# Geometry: Urgent Help: Area of Trapezoid Circum. Abt Circle

• Apr 8th 2006, 06:45 PM
Yumi
Geometry: Urgent Help: Area of Trapezoid Circum. Abt Circle
Hiii, this is a problem that I have encountered and I need help ASAP.
This is the figure:
http://img404.imageshack.us/img404/1...helpppp6yk.gif
Thanks a lot!!
• Apr 8th 2006, 10:57 PM
earboth
Quote:

Originally Posted by Yumi
Hiii, this is a problem that I have encountered and I need help ASAP.
This is the figure:
http://img404.imageshack.us/img404/1...helpppp6yk.gif
Thanks a lot!!

Hello,

I've attached a diagram to demonstrate what I calculated.

Let r be the radius of the circle.

Let angle(CBA)= alpha.
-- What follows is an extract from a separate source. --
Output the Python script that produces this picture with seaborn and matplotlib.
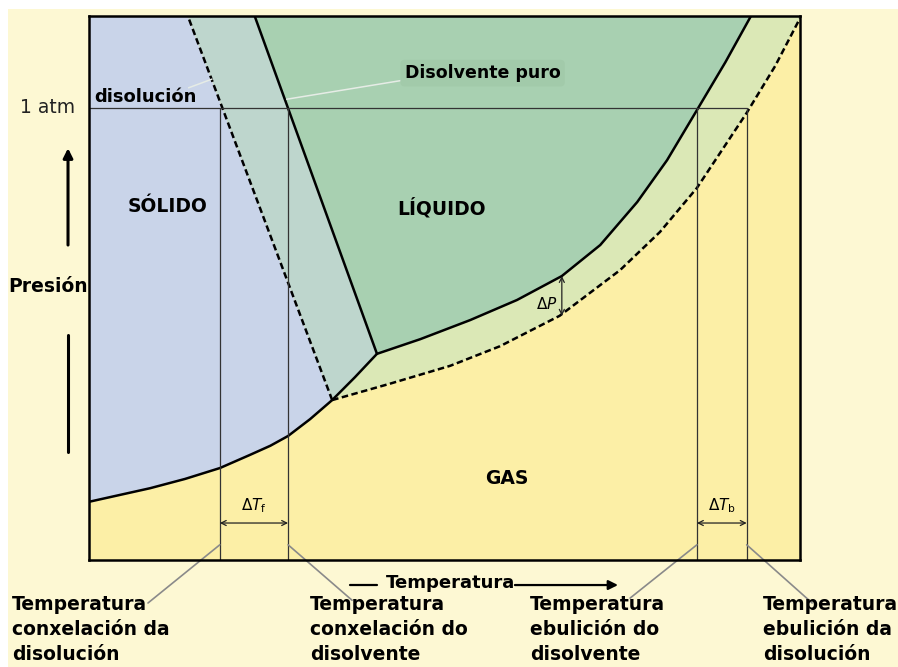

Then angle(DCB)=180°-alpha.

The triangle (BMO) is a right triangle. The triangle (OSC) is a right triangle.

Now use the tangens:

$\displaystyle \frac{r}{9}=\tan \left( \frac{\alpha}{2}}\right)$

$\displaystyle \frac{r}{4}=\tan \left(90^\circ- \frac{\alpha}{2}}\right)$

with $\displaystyle \tan \left(90^\circ- \frac{\alpha}{2}} \right) =\frac{1}{\tan \left( \frac{\alpha}{2}}\right) }$

So you get:

$\displaystyle \frac{r}{9}=\frac{1}{ \frac{r}{4}}$

Solve for r and you'll get r = 6.

That means the height of the trapezoid is 12. Therefore the area is 156 (square units).

Greetings

EB
• Apr 9th 2006, 06:46 AM
ThePerfectHacker
There is something easier which you can do. If I remember correctly the height of a trapezoid where a circle can be inscribed is the geometric mean of its bases.
• Apr 9th 2006, 06:32 PM
Yumi
I see! Thank you so much for the detailed responses and thanks to ThePerfectHacker also :D Both gets to the same answer :D Once again, thank you so much!